An early solution to this problem on operating systems such as IBM's MVS/SP was to introduce the concept of task affinity. Using a "program properties table", it was possible to identify a program as having affinity to (or needing to be run on) a particular processing element of the complex, where a needed feature was known to exist. A disadvantage of this approach is that the program is restricted to a particular processing element for its entire execution, while it is possible that the asymmetric feature may only be needed for a short while. In this event, the affinity may prove unnecessarily restrictive (e.g., a processing element may be idle while the program (possibly no longer needing the asymmetric feature) waits for an element having the feature - which element may be out of service.)
A refinement to the "permanent" affinity of the program properties table is described in U.S. Pat. No. 4,809,157 to J. H. Eilert, et al. (issued Feb. 28, 1989 and assigned to the assignee of the present invention). Here a more limited affinity, termed "vector affinity", is described. With vector affinity, a program can execute without affinity to a particular processing element until a need for an asymmetric feature is demonstrated by executing a special instruction requiring the feature. Execution of the special instruction on a processing element without the feature results in an interruption of the program, and a redispatch of the program on the processing element having the feature. The program will now have restrictive affinity until it goes without needing the feature for a fixed time interval--after which a separate routine removes the affinity.

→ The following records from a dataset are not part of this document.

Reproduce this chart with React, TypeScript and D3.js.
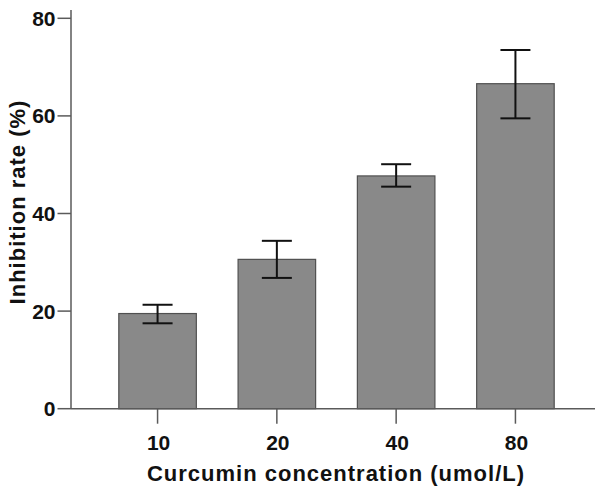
import * as d3 from 'd3';
import { useEffect, useRef } from 'react';

const categories = ['10', '20', '40', '80'];
const means = [19.5, 30.6, 47.7, 66.6];
const lower = [17.5, 26.8, 45.5, 59.5];
const upper = [21.3, 34.4, 50.1, 73.5];
const yTicks = [0, 20, 40, 60, 80];

const W = 600;
const H = 491;

export default function App() {
  const ref = useRef<SVGSVGElement>(null);

  useEffect(() => {
    const svg = d3.select(ref.current);
    svg.selectAll('*').remove();

    const font = '"Liberation Sans", Arial, sans-serif';
    const axisColor = '#5a5a5a';

    const x = d3.scaleBand<string>()
      .domain(categories)
      .range([78, 595])
      .paddingInner(0.35)
      .paddingOuter(0.342);

    const y = d3.scaleLinear().domain([0, 80]).range([408.7, 18.3]);

    const axisX = 71;
    const baseY = y(0);

    // bars
    svg.append('g')
      .selectAll('rect')
      .data(categories)
      .enter()
      .append('rect')
      .attr('x', d => x(d)!)
      .attr('y', (d, i) => y(means[i]))
      .attr('width', x.bandwidth())
      .attr('height', (d, i) => baseY - y(means[i]))
      .attr('fill', '#898989')
      .attr('stroke', '#505050')
      .attr('stroke-width', 1.2);

    // error bars
    const capW = 30;
    const err = svg.append('g').attr('stroke', '#111').attr('stroke-width', 2);
    categories.forEach((c, i) => {
      const cx = x(c)! + x.bandwidth() / 2;
      err.append('line').attr('x1', cx).attr('x2', cx).attr('y1', y(upper[i])).attr('y2', y(lower[i]));
      err.append('line').attr('x1', cx - capW / 2).attr('x2', cx + capW / 2).attr('y1', y(upper[i])).attr('y2', y(upper[i]));
      err.append('line').attr('x1', cx - capW / 2).attr('x2', cx + capW / 2).attr('y1', y(lower[i])).attr('y2', y(lower[i]));
    });

    // y axis
    const ya = svg.append('g').attr('stroke', axisColor).attr('stroke-width', 1.5);
    ya.append('line').attr('x1', axisX).attr('x2', axisX).attr('y1', 10).attr('y2', baseY);
    yTicks.forEach(t => {
      ya.append('line').attr('x1', axisX - 13.5).attr('x2', axisX).attr('y1', y(t)).attr('y2', y(t));
    });
    svg.append('g')
      .selectAll('text')
      .data(yTicks)
      .enter()
      .append('text')
      .attr('x', 55.5)
      .attr('y', d => y(d))
      .attr('dy', '0.36em')
      .attr('text-anchor', 'end')
      .attr('font-family', font)
      .attr('font-weight', 'bold')
      .attr('font-size', 21)
      .attr('fill', '#111')
      .text(d => d);

    // x axis
    const xa = svg.append('g').attr('stroke', axisColor).attr('stroke-width', 1.5);
    xa.append('line').attr('x1', axisX).attr('x2', 595).attr('y1', baseY).attr('y2', baseY);
    categories.forEach(c => {
      const cx = x(c)! + x.bandwidth() / 2;
      xa.append('line').attr('x1', cx).attr('x2', cx).attr('y1', baseY).attr('y2', baseY + 15);
    });
    svg.append('g')
      .selectAll('text')
      .data(categories)
      .enter()
      .append('text')
      .attr('x', d => x(d)! + x.bandwidth() / 2 + 1)
      .attr('y', 450)
      .attr('text-anchor', 'middle')
      .attr('font-family', font)
      .attr('font-weight', 'bold')
      .attr('font-size', 21)
      .attr('fill', '#111')
      .text(d => d);

    // titles
    svg.append('text')
      .attr('x', 336)
      .attr('y', 481)
      .attr('text-anchor', 'middle')
      .attr('font-family', font)
      .attr('font-weight', 'bold')
      .attr('font-size', 22)
      .attr('letter-spacing', 1)
      .attr('fill', '#111')
      .text('Curcumin concentration (umol/L)');

    svg.append('text')
      .attr('transform', 'translate(25,202) rotate(-90)')
      .attr('text-anchor', 'middle')
      .attr('font-family', font)
      .attr('font-weight', 'bold')
      .attr('font-size', 22)
      .attr('letter-spacing', 1)
      .attr('fill', '#111')
      .text('Inhibition rate (%)');
  }, []);

  return (
    <svg
      ref={ref}
      width={W}
      height={H}
      style={{ position: 'absolute', left: 0, top: 0, background: '#fff' }}
    />
  );
}
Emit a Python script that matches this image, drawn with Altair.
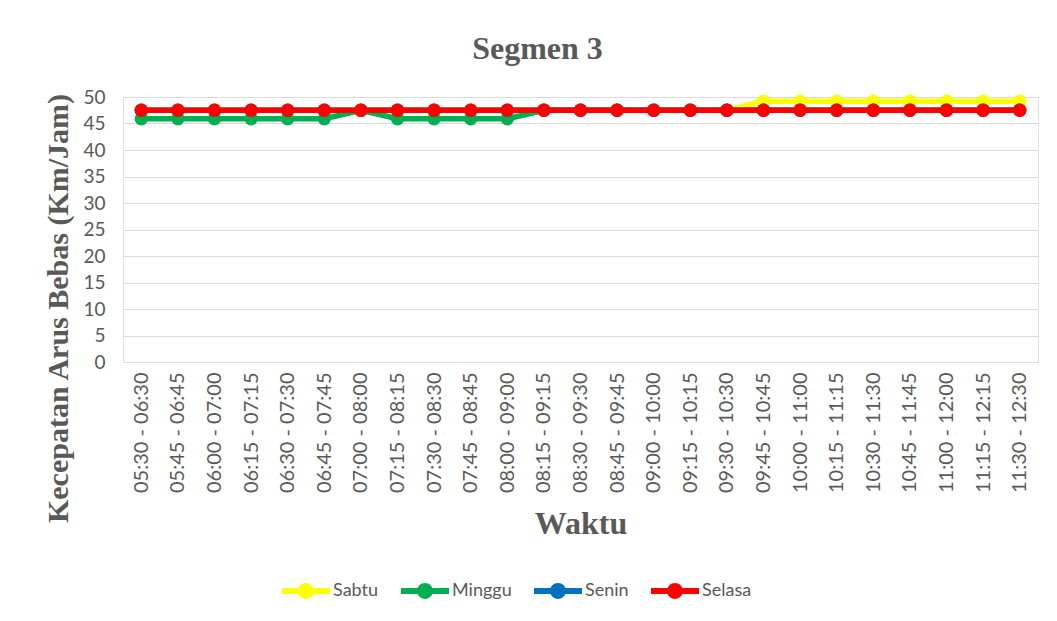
import altair as alt
import pandas as pd

times = [
    "05:30 - 06:30", "05:45 - 06:45", "06:00 - 07:00", "06:15 - 07:15",
    "06:30 - 07:30", "06:45 - 07:45", "07:00 - 08:00", "07:15 - 08:15",
    "07:30 - 08:30", "07:45 - 08:45", "08:00 - 09:00", "08:15 - 09:15",
    "08:30 - 09:30", "08:45 - 09:45", "09:00 - 10:00", "09:15 - 10:15",
    "09:30 - 10:30", "09:45 - 10:45", "10:00 - 11:00", "10:15 - 11:15",
    "10:30 - 11:30", "10:45 - 11:45", "11:00 - 12:00", "11:15 - 12:15",
    "11:30 - 12:30",
]

sabtu = [47.5, 47.5, 47.5, 47.5, 47.5, 47.5, 47.5, 47.5, 47.5, 47.5, 47.5, 47.5,
         47.5, 47.5, 47.5, 47.5, 47.5, 49.2, 49.2, 49.2, 49.2, 49.2, 49.2, 49.2, 49.2]
minggu = [45.9, 45.9, 45.9, 45.9, 45.9, 45.9, 47.5, 45.9, 45.9, 45.9, 45.9, 47.5,
          47.5, 47.5, 47.5, 47.5, 47.5, 47.5, 47.5, 47.5, 47.5, 47.5, 47.5, 47.5, 47.5]
senin = [47.5, 47.5, 47.5, 47.5, 47.5, 47.5, 47.5, 47.5, 47.5, 47.5, 47.5, 47.5,
         47.5, 47.5, 47.5, 47.5, 47.5, 47.5, 47.5, 47.5, 47.5, 47.5, 47.5, 47.5, 47.5]
selasa = [47.5, 47.5, 47.5, 47.5, 47.5, 47.5, 47.5, 47.5, 47.5, 47.5, 47.5, 47.5,
          47.5, 47.5, 47.5, 47.5, 47.5, 47.5, 47.5, 47.5, 47.5, 47.5, 47.5, 47.5, 47.5]

series_names = ["Sabtu", "Minggu", "Senin", "Selasa"]
series_colors = ["#FFFF00", "#00B050", "#0070C0", "#FF0000"]
y_ticks = [0, 5, 10, 15, 20, 25, 30, 35, 40, 45, 50]

series_values = {"Sabtu": sabtu, "Minggu": minggu, "Senin": senin, "Selasa": selasa}
rows = []
for name in series_names:
    for t, v in zip(times, series_values[name]):
        rows.append({"Waktu": t, "Seri": name, "Kecepatan": v})
df = pd.DataFrame(rows)

label_font = "Lato"
serif = "Liberation Serif"
grey = "#595959"

legend_path = ("M-1,-0.125L1,-0.125L1,0.125L-1,0.125Z "
               "M0.33,0A0.33,0.33 0 1,1 -0.33,0A0.33,0.33 0 1,1 0.33,0Z")

x_enc = alt.X(
    "Waktu:N",
    sort=times,
    scale=alt.Scale(type="point", padding=0.5),
    axis=alt.Axis(
        title="Waktu",
        labelAngle=-90,
        labelFont=label_font,
        labelFontSize=20,
        labelColor=grey,
        labelPadding=10,
        ticks=False,
        domain=False,
        grid=False,
        titleFont=serif,
        titleFontSize=32,
        titleFontWeight="bold",
        titleColor=grey,
        titleY=171,
        titleBaseline="alphabetic",
    ),
)
y_enc = alt.Y(
    "Kecepatan:Q",
    scale=alt.Scale(domain=[0, 50], nice=False),
    axis=alt.Axis(
        title="Kecepatan Arus Bebas (Km/Jam)",
        values=y_ticks,
        labelFont=label_font,
        labelFontSize=19,
        labelColor=grey,
        labelPadding=18,
        ticks=False,
        domain=False,
        grid=True,
        gridColor="#d9d9d9",
        gridWidth=1,
        titleFont=serif,
        titleFontSize=30,
        titleFontWeight="bold",
        titleColor=grey,
        titleX=-65,
        titleY=211,
        titleAngle=-90,
        titleBaseline="middle",
    ),
)
color_enc = alt.Color(
    "Seri:N",
    scale=alt.Scale(domain=series_names, range=series_colors),
    legend=alt.Legend(
        title=None,
        orient="none",
        direction="horizontal",
        legendX=159,
        legendY=470,
        columns=4,
        columnPadding=22,
        symbolType=legend_path,
        symbolSize=2304,
        symbolStrokeWidth=0,
        symbolOpacity=1,
        labelFont=label_font,
        labelFontSize=18,
        labelColor=grey,
        labelOffset=3,
        padding=0,
    ),
)

base = alt.Chart(df).encode(x=x_enc, y=y_enc, color=color_enc)

layers = []
for name in series_names:
    sub = base.transform_filter(alt.datum.Seri == name)
    layers.append(sub.mark_point(filled=True, size=180, opacity=1))
    layers.append(sub.mark_line(strokeWidth=5.5))

chart = alt.layer(*layers).properties(
    width=915,
    height=265,
    autosize=alt.AutoSizeParams(type="none"),
    padding={"left": 115, "top": 89, "right": 10, "bottom": 250},
    title=alt.Title(
        "Segmen 3",
        font=serif,
        fontSize=32,
        fontWeight="bold",
        color=grey,
        offset=-3,
        baseline="alphabetic",
        dx=-43,
    ),
).configure_view(stroke=None).configure(background="white")

chart.save("out.html", embed_options={"renderer": "svg", "actions": False})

A number of problems remain even in this vector affinity situation. First, it is possible that a program having affinity to a particular processing element may remain enqueued while the needed processing element executes a program which could just as well have run on another processing element. This could result in unnecessary system underutilization. Second, vector affinity requires an overt act to remove the restrictive affinity. This may be wasteful in a case where the affinity is only needed to execute a single instruction.
A related invention, "Process for Dispatching Tasks Among Multiple Information Processors", is described in U.S. Pat. application Ser. No. 07/531,178, by J. E. Bahr, et al., filed May 31, 1990, and assigned to the assignee of the present invention, describes a technique in which a centralized allocation routine scans ready work a number of times, picking work with an affinity to a particular processing element ahead of work without such an affinity, and analyzing work priority in making the assignments. This solution relies on having a centralized routine making the work allocation, whereas an MP environment such as IBM's MVS/ESA supports a dispatcher executing on any processing element--more than one possibly executing in parallel--selecting work from a central queue. The just referenced application is similar to the vector affinity invention in requiring an overt act (executing a reset instruction) to remove the affinity.
Therefore it is an object of the present invention to provide a transient affinity for a program to a particular processing element, with the transient (short-duration) affinity vanishing without a trace after the redispatch of the program on the appropriate processing element.
It is a further object of this invention to provide a transient affinity mechanism that will provide a reduced likelihood that work having this affinity will be unnecessarily delayed by work not having an affinity for the processing element.
It is a further object of this invention to provide an efficient means for quickly redispatching a work unit with transient affinity on an appropriate processor.
It is a further object of this invention to provide an efficient means for dispatching work units requiring an asymmetric feature on the processor having that feature, without interrogation by other processors, and without adverse impact to other work units in the same address space that do not require the feature.